Le problème de la mémoire est au point mort tant qu’on hésite entre la mémoire comme conservation et la mémoire comme construction. On pourra toujours montrer que la conscience ne trouve dans ses « représentations » que ce qu’elle y a mis, que la mémoire est donc construction — et que pourtant il faut une autre mémoire derrière celle-là, qui mesure la valeur des productions de la première, un passé donné gratuitement et en raison inverse de notre mémoire volontaire. L’immanence et la transcendance du passé, l’activité et la passivité de la mémoire ne peuvent être réconciliées que si l’on renonce à poser le problème en termes de représentation. Si, pour commencer, le présent n’était pas « représentation » (Vorstellung), mais une certaine position unique de l’index de l’être au monde, si nos rapports avec lui, quand il glisse au passé, comme nos rapports avec l’entourage spatial, étaient attribués à un schéma postural qui détient et désigne une série de positions et de possibilités temporelles, si le corps était ce qui répond chaque fois à la question : « Où suis-je et quelle heure est-il ? », alors il n’y aurait pas d’alternative entre conservation et construction, la mémoire ne serait pas le contraire de l’oubli, on verrait que la mémoire vraie se trouve à l’intersection des deux, à l’instant où revient le souvenir oublié et gardé par l’oubli, que souvenir explicite et oubli sont deux modes de notre relation oblique avec un passé qui ne nous est présent que par le vide déterminé qu’il laisse en nous.

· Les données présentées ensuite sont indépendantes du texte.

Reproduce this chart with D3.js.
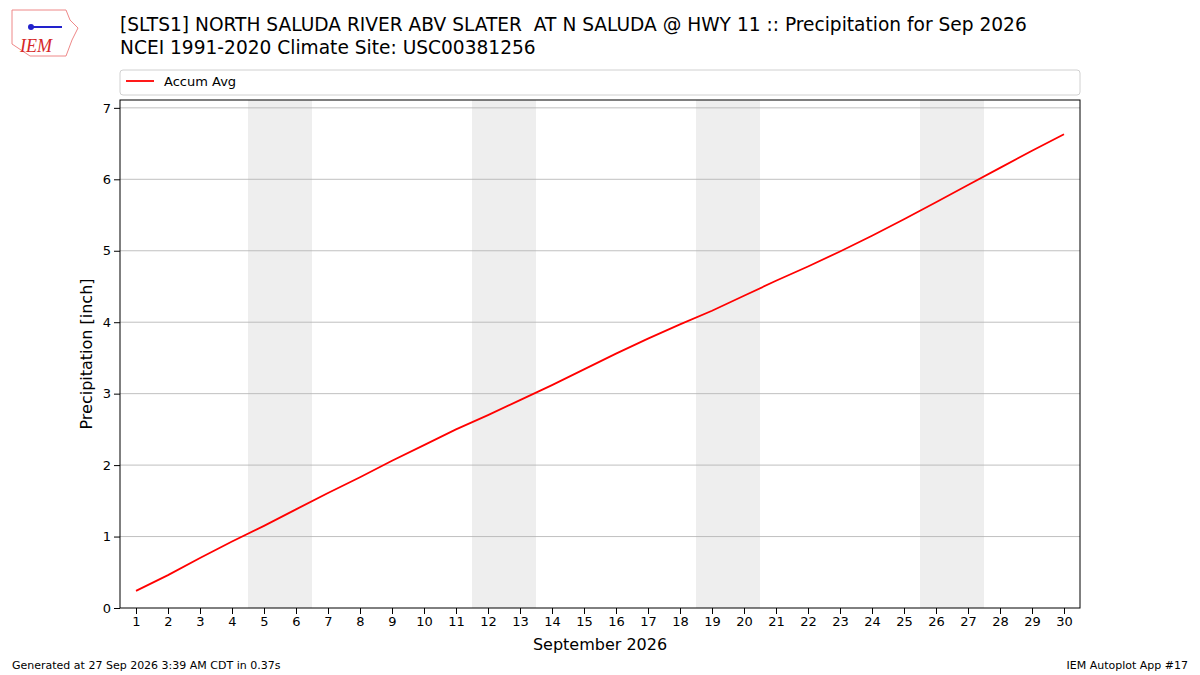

Ces descriptions, cette phénoménologie ont toujours quelque chose de décevant, parce qu’elles se bornent à déceler le négatif dans le positif et le positif dans le négatif. La réflexion semble exiger des éclaircissements supplémentaires. La description n’aura sa pleine portée philosophique que si l’on s’interroge sur le fondement de cette exigence elle-même, si l’on donne les raisons de principe pour lesquelles les rapports du négatif et du positif se présentent ainsi, ce qui est poser les bases d’une philosophie dialectique.